You can consider lawful access provisions all you want. You’re still not going to get them. As criminality in the senate continues to be exposed on a wider and wider scale every day, and as more scandals emerge, Mr. Harper will continue to resort to his old trick of proroguing parliament (i.e. going back to 24 Sussex and hiding until the thing blows over). That means your bill will die with it. Again and again.

 

And if, by some miracle you do get your warantless wiretapping bill through parliament and the disgraced senate, the Supreme Court will strike it down before it ever goes into effect.
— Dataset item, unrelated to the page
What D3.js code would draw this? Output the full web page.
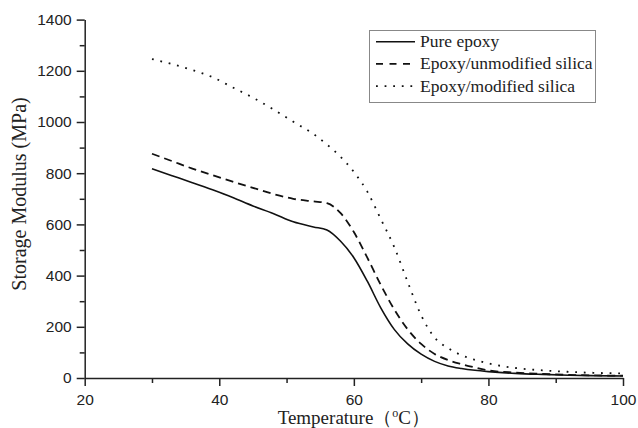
<!DOCTYPE html>
<html>
<head>
<meta charset="utf-8">
<script src="https://cdn.jsdelivr.net/npm/d3@7"></script>
<style>
  body { margin: 0; background: #fff; }
  svg { display: block; }
</style>
</head>
<body>
<div id="chart"></div>
<script>
// temperature (°C) sample points shared by all series
var temps = [30, 33, 36, 39, 42, 45, 48, 51, 54, 56, 58, 60, 62, 64, 66, 68, 70, 72, 74, 76, 78, 80, 84, 88, 92, 96, 100];

// storage modulus (MPa)
var pureEpoxy = [817, 790, 763, 735, 705, 672, 643, 610, 590, 578, 535, 470, 378, 274, 190, 133, 93, 65, 47, 37, 30, 25, 18, 14, 11, 9, 8];
var unmodifiedSilica = [876, 847, 818, 792, 767, 743, 719, 700, 690, 683, 645, 570, 470, 364, 268, 190, 133, 94, 70, 54, 41, 30, 21, 16, 12, 10, 9];
var modifiedSilica = [1246, 1226, 1203, 1175, 1135, 1095, 1050, 1001, 953, 912, 865, 805, 728, 621, 512, 375, 245, 158, 117, 89, 71, 57, 39, 30, 24, 20, 18];

var seriesNames = ["Pure epoxy", "Epoxy/unmodified silica", "Epoxy/modified silica"];

var xTicks = [20, 40, 60, 80, 100];
var xMinor = [30, 50, 70, 90];
var yTicks = [0, 200, 400, 600, 800, 1000, 1200, 1400];
var yMinor = [100, 300, 500, 700, 900, 1100, 1300];

var svgWidth = 638;
var svgHeight = 428;

var margin = { top: 19.6, right: 15, bottom: 50, left: 84.7 };
var width = 623 - margin.left;
var height = 378 - margin.top;

var svg = d3.select("#chart")
    .append("svg")
    .attr("width", svgWidth)
    .attr("height", svgHeight);

var chartGroup = svg.append("g")
    .attr("transform", `translate(${margin.left}, ${margin.top})`);

// scales
var xScale = d3.scaleLinear().domain([20, 100]).range([0, width]);
var yScale = d3.scaleLinear().domain([0, 1400]).range([height, 0]);

var ink = "#222";

// minor ticks first
chartGroup.append("g")
    .attr("class", "minor")
    .call(d3.axisLeft(yScale).tickValues(yMinor).tickSize(5).tickFormat(""));
chartGroup.append("g")
    .attr("class", "minor")
    .attr("transform", `translate(0, ${height})`)
    .call(d3.axisBottom(xScale).tickValues(xMinor).tickSize(5).tickFormat(""));

// major axes
chartGroup.append("g")
    .call(d3.axisLeft(yScale).tickValues(yTicks).tickFormat(d3.format("d"))
        .tickSize(8).tickSizeOuter(0).tickPadding(5));
chartGroup.append("g")
    .attr("transform", `translate(0, ${height})`)
    .call(d3.axisBottom(xScale).tickValues(xTicks).tickFormat(d3.format("d"))
        .tickSize(8).tickSizeOuter(0).tickPadding(8));

chartGroup.selectAll(".minor .domain").remove();
chartGroup.selectAll(".domain, .tick line")
    .attr("stroke", ink)
    .attr("stroke-width", 1.5);
chartGroup.selectAll(".tick text")
    .attr("fill", ink)
    .style("font-family", "'Liberation Sans', Arial, sans-serif")
    .style("font-size", "15.5px");

// lines
var styles = [
    { dash: null, width: 1.6 },
    { dash: "8,5", width: 1.8 },
    { dash: "1.8,6.8", width: 1.8 }
];
var allSeries = [pureEpoxy, unmodifiedSilica, modifiedSilica];

var line = d3.line()
    .x((d, i) => xScale(temps[i]))
    .y(d => yScale(d))
    .curve(d3.curveMonotoneX);

chartGroup.selectAll(".curve")
    .data(allSeries)
    .enter()
    .append("path")
    .attr("class", "curve")
    .attr("d", d => line(d))
    .attr("fill", "none")
    .attr("stroke", "#111")
    .attr("stroke-width", (d, i) => styles[i].width)
    .attr("stroke-dasharray", (d, i) => styles[i].dash);

// axis titles
var serif = "'Liberation Serif', 'Times New Roman', serif";

svg.append("text")
    .attr("transform", `translate(26, 194) rotate(-90)`)
    .attr("text-anchor", "middle")
    .attr("fill", ink)
    .style("font-family", serif)
    .style("font-size", "20px")
    .text("Storage Modulus (MPa)");

var xTitle = svg.append("text")
    .attr("x", margin.left + width / 2)
    .attr("y", 424)
    .attr("text-anchor", "middle")
    .attr("fill", ink)
    .style("font-family", serif)
    .style("font-size", "19px");
xTitle.append("tspan").text("Temperature\uFF08");
xTitle.append("tspan").attr("dy", "-7").style("font-size", "12px").text("o");
xTitle.append("tspan").attr("dy", "7").text("C\uFF09");

// legend
var legend = svg.append("g");
legend.append("rect")
    .attr("x", 369.5)
    .attr("y", 30.5)
    .attr("width", 226)
    .attr("height", 72)
    .attr("fill", "#fff")
    .attr("stroke", "#888")
    .attr("stroke-width", 1);

var legendRows = legend.selectAll(".row")
    .data(seriesNames)
    .enter()
    .append("g")
    .attr("class", "row")
    .attr("transform", (d, i) => `translate(0, ${41.7 + i * 22.2})`);

legendRows.append("line")
    .attr("x1", 376)
    .attr("x2", 415)
    .attr("stroke", "#111")
    .attr("stroke-width", (d, i) => styles[i].width)
    .attr("stroke-dasharray", (d, i) => i === 1 ? "7,6.5" : styles[i].dash);

legendRows.append("text")
    .attr("x", 420)
    .attr("y", 5.5)
    .attr("fill", ink)
    .style("font-family", serif)
    .style("font-size", "17.5px")
    .text(d => d);
</script>
</body>
</html>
And, unfortunately for you, you won’t be able to “reform” the court in time to stop that from happening.

 

Conservatives such as myself are counting down the days until the next election. After your party suffers an apocalypse not seen since 1993, we can take the party back and rebuild it with the true libertarian conservative ideals that our founder, Preston Manning intended (yes, yes, I know you came from the Joe Clark / Brian Mulroney side; they wouldn’t even have done what Harper has done).

 

Canadians will not accept the police state that has incrementally taken over our American friends. Thanks to Edward Snowden, Big Media is now discussing topics once relegated to overnight talk radio shows and shows originating from Austin, Texas.

 

As I told your predecessor and Mr. Toews, if you dare to propose warrantless wiretapping (or lawful access, as you prefer to call it) I want the right as a Canadian citizen to drop by your office or your home and see what is in your computer. I want to record your telephone calls. I want to attach a GPS tracking device underneath your car and see where you go at night. And I want the same right to inspect every police department employee.

 

I assure you sir, you are seriously underestimating the mood of the Canadian people if you think we are going to let you get away with this.

 

Before you consider such legislation, I respectfully suggest you canvass your colleagues in caucus. Make sure none of them have downloaded any videos from the internet. That none of them have ever gone driving around looking for company at night (female or otherwise). And you absolutely want to be certain nobody has ever – or will ever – seek out recreational pharmaceuticals. Because people more enterprising than myself will find out.

 

As I have repeatedly told my M.P., your police state stops at the Niagara River. Canadians are not going to put up with it. I thought we made that clear the last time Mr. Toews tried this. Yet “your” government keeps scheming.

 

In closing, I do support your intention to toughen impaired driving / drugged driving penalties,. I would even go so far as to suggest a name for it: Rahim’s Law. Perhaps on the day it goes into effect, you can hop into an F-18, land in front of the Orangeville court house and hold a photo-op.